Re: Solving g(x+1)=g(x)+x+1/x , x in R+

Pawel Gladki <gladki@xxxxxxxxxxxxxxxxxxxx> writes:

Hello,

alainverghote@xxxxxxxx wrote:

Are there known ways to solve
g(x+1)=g(x)+x+1/x , x in R+ ,
g a continuous function g:R+ -> R+

Yes, there are :) This is an equation of the type:

g(x+a) - bg(x) = f(x)

and the general solution is of the form:

g(x) = T(x)*b^{x/a} + g_0(x),

where T(x) = T(x + a) is an arbitrary periodic function of period a, and
g_0 is any particular solution of the nonhomogeneous equation.
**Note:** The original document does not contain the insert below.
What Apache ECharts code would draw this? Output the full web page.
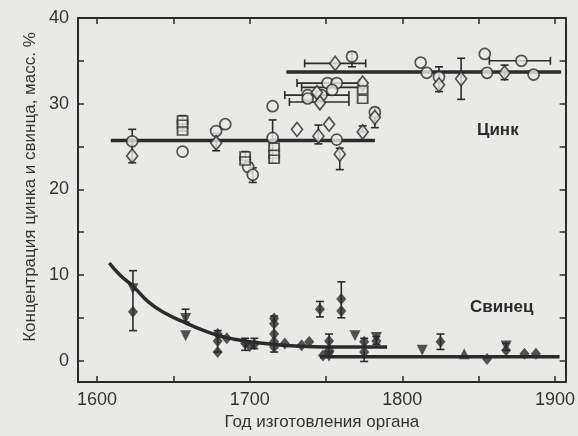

For more
details see:

http://eqworld.ipmnet.ru/en/solutions/fe/fe1108.pdf

and the references cited there.

.... and a particular solution in this case is g(x) = (x^2-x)/2 + Psi(x),
where Psi(x) = (d/dx) ln(Gamma(x)).
--
Robert Israel israel@xxxxxxxxxxxxxxxxxxxxxxxxxxxxx
Department of Mathematics http://www.math.ubc.ca/~israel
University of British Columbia Vancouver, BC, Canada
.